Por otra parte, el recital de Antonio y Rosario, con sus números individuales o en pareja, se imbricaba en la mejor tradición de la danza española fundacional, abierta a, por ejemplo, los ritmos americanos. Antonio, como hizo ya Antonia Mercé, La Argentina, en su momento con La guajira, incorporó El manisero a su concierto solista.

Antonio creó el estilo neoclásico dentro de la danza española. Esta aseveración reta al estudio y el análisis coréutico profundo de su patrimonio creativo, amplio, complejo, lleno de sorpresas y en peligro de olvidarse. La reciente reposición de Allegro de concierto por el Ballet Nacional de España ponía de manifiesto esta modalidad de danza española de conjunto que ataca con virtuosismo y la inclusión de elementos académicos y seudoacadémicos en su lectura. Estos inspirados materiales coreográficos eran producto de su cultura visual del ballet moderno, de su fascinación por los grandes teatros de ópera, lo que logra plasmar a partir de 1953 con la fundación de su compañía y con la que se presenta en los festivales de Granada primero y en todo el mundo después. Su pareja entonces, ya rota la relación escénica con Rosario, es Rosita Segovia, una bailarina elegante y refinada, clásica como la que más, que le da una contrapartida brillante. En estos principios de los años cincuenta Antonio va hasta la música del padre Soler para componer unas piezas abstractas y difíciles, con vocabulario de la escuela bolera y donde también aparecían bailarinas sobre las puntas. Ese otro sueño de mestizaje y convivencia sobre la escena de la danza española y el ballet es un logro que ha tenido continuadores y que ha marcado la danza de los últimos 40 años.

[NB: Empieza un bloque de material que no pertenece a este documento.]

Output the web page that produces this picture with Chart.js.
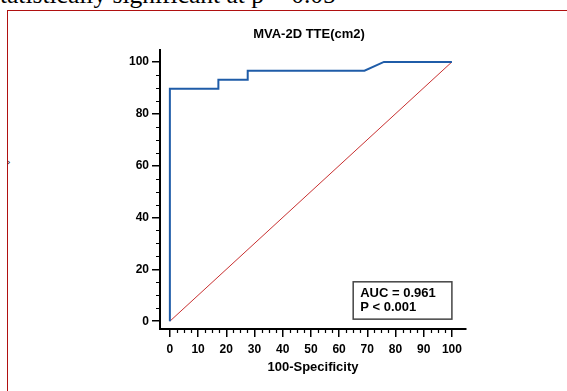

En 1962 hay un significativo reencuentro con Rosario, y la frágil unión dura hasta 1965, en que se rompe abrupta y definitivamente en Suramérica. Sólo un homenaje en Madrid a la maestra rusa Karen Taff en 1992 les volverá a reunir sobre la escena por unos emotivos instantes.

Con giras, fiImes, libros y una calidad fascinante donde no escaseaba el exceso y un cierto egocentrismo de etoile, el mundo internacional balletómano se rindió ante este artista, que indudablemente elevó el listón de exigencia al baile masculino de su tiempo y aportó en su última etapa creativa de los años sesenta los contenidos que marcarían al ballet flamenco actual.